My fascination with Rupert Sheldrake has led me to a preoccupation with Maverick Science in general.

The first thing to say is that being a maverick does not make you right. Nevertheless, so many mavericks have been vindicated in the past that knee-jerk rejection should not be our first reaction when we are confronted with ideas that go against the grain of orthodoxy.

I have my own list of orthodoxies to be challenged: HIV/AIDS, Global Warming and Peak Oil, to mention but three.

The website below references many ideas that were rejected… until they became mainstream.

One of my heroes is Thomas Gold, twice excommunicated and twice vindicated. He may be vindicated yet again on abiotic oil.

The worst orthodoxies are not particular ideas: phlogiston was a theory (now rejected), not a world view. The worst are mind-sets, for example, Materialism: the idea that matter and energy are the only reality.

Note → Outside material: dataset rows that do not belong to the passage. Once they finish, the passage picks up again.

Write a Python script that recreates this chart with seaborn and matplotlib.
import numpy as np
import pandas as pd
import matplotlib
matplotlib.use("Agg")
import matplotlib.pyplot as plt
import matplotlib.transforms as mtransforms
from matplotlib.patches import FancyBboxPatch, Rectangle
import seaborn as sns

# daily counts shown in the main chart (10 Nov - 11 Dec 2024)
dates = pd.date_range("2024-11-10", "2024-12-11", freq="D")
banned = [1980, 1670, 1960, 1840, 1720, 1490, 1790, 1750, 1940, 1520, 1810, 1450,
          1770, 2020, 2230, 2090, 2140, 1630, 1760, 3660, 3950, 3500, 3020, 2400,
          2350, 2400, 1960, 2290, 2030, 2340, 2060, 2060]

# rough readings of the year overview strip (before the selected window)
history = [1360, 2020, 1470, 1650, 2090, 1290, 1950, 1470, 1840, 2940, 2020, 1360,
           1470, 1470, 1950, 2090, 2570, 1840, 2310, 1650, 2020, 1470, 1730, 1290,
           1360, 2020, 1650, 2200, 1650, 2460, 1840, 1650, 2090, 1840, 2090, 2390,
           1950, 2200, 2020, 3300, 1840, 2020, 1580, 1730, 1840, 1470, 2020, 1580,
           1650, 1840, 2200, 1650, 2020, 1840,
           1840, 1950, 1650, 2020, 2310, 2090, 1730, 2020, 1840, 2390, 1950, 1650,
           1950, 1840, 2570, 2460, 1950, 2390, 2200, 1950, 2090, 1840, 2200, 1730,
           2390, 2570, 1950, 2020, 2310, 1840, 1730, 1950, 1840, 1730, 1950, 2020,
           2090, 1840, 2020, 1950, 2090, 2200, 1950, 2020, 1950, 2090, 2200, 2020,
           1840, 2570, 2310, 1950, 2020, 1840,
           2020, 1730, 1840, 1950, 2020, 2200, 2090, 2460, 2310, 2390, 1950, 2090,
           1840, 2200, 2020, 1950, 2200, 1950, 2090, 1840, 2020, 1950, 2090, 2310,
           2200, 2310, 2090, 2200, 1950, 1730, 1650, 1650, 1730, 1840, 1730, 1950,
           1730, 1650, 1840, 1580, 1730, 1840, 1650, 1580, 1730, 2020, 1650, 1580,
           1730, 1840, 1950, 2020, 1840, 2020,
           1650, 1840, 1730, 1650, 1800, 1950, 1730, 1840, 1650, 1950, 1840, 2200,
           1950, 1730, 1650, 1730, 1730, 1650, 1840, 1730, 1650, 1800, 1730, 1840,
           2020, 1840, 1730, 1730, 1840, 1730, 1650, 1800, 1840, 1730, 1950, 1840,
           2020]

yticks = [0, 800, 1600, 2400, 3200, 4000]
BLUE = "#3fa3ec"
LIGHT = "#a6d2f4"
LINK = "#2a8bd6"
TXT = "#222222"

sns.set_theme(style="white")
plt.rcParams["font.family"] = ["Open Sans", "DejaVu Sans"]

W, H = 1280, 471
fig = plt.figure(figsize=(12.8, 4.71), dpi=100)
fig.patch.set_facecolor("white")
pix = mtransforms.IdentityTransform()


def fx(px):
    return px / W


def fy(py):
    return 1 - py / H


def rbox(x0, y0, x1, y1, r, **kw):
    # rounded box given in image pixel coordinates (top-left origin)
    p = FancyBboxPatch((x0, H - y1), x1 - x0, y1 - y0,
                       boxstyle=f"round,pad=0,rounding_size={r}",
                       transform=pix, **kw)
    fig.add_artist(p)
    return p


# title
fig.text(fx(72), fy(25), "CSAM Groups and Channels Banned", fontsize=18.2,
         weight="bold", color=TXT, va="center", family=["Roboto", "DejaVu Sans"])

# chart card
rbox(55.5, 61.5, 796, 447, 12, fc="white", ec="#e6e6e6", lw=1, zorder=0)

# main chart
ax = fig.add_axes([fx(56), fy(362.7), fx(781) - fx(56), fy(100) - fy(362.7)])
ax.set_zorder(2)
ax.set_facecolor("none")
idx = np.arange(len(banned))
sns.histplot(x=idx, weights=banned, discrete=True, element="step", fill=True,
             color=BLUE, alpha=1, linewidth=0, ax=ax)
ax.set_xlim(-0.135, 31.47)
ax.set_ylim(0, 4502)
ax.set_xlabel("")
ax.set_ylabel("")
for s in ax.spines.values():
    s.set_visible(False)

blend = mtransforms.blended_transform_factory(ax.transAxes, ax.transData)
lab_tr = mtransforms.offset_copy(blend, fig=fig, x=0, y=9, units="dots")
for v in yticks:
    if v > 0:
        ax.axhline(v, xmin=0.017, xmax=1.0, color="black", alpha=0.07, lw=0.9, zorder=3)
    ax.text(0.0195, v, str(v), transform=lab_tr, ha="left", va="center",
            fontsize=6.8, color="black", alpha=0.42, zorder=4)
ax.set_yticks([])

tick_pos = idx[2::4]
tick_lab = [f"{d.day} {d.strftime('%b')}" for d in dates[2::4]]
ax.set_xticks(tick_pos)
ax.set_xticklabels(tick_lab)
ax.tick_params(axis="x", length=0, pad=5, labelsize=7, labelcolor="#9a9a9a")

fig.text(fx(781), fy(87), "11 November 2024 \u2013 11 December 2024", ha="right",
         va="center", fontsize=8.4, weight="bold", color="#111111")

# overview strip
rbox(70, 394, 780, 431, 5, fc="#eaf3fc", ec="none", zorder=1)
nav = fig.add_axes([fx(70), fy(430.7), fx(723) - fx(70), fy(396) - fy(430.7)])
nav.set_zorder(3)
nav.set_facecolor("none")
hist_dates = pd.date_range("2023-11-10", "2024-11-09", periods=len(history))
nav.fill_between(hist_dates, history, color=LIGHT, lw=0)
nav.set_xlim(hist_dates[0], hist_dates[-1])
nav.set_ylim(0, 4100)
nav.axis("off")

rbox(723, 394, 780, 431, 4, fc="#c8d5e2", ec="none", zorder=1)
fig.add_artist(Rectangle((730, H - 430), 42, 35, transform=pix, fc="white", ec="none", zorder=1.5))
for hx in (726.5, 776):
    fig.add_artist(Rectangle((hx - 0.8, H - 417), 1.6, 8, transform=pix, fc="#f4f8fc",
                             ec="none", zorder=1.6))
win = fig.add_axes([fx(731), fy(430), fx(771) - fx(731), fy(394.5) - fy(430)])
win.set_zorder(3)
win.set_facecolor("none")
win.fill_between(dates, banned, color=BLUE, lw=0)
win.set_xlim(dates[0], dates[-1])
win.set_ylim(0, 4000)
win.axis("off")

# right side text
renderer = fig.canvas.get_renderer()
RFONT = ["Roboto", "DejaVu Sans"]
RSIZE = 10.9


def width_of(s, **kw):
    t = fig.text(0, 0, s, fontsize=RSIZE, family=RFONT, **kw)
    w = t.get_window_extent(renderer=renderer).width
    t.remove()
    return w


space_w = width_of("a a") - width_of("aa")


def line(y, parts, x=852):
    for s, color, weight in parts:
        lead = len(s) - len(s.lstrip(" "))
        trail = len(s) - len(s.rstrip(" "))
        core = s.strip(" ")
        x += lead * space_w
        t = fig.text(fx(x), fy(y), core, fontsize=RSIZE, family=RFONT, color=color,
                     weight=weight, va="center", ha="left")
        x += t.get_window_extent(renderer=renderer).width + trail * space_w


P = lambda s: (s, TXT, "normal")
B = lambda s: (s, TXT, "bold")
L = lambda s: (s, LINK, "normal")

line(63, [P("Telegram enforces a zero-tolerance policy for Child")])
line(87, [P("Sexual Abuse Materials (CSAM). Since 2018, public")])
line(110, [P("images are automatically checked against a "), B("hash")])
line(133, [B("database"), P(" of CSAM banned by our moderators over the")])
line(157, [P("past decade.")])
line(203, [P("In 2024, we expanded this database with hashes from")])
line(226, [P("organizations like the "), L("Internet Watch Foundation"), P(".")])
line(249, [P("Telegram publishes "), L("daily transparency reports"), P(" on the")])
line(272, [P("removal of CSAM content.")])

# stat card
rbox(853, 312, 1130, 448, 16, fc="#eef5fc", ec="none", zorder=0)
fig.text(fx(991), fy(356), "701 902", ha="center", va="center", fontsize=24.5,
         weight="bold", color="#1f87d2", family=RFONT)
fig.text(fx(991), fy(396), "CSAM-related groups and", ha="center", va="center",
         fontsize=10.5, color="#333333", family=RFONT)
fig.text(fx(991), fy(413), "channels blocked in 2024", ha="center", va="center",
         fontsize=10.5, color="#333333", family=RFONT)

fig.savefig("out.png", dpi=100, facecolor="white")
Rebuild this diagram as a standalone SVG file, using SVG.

Materialism (sometimes called Naturalism) seems to me stultifying, both scientifically and morally.

I once read a science fiction story in which a group of scientists wanted to provoke research into anti-gravity. They invented a crazy outsider and faked a movie of his anti-gravity device, which they leaked to the science community. The crazy outsider was alleged to have died in the course of his ‘experiments’. The clues they planted about this guy included his library of occult and weird books. They succeeded. Once they had made a fraudulent but convincing case for anti-gravity, real science was persuaded to take it seriously – and their ‘dupes’ came up with a real anti-gravity device. The fiction had liberated them.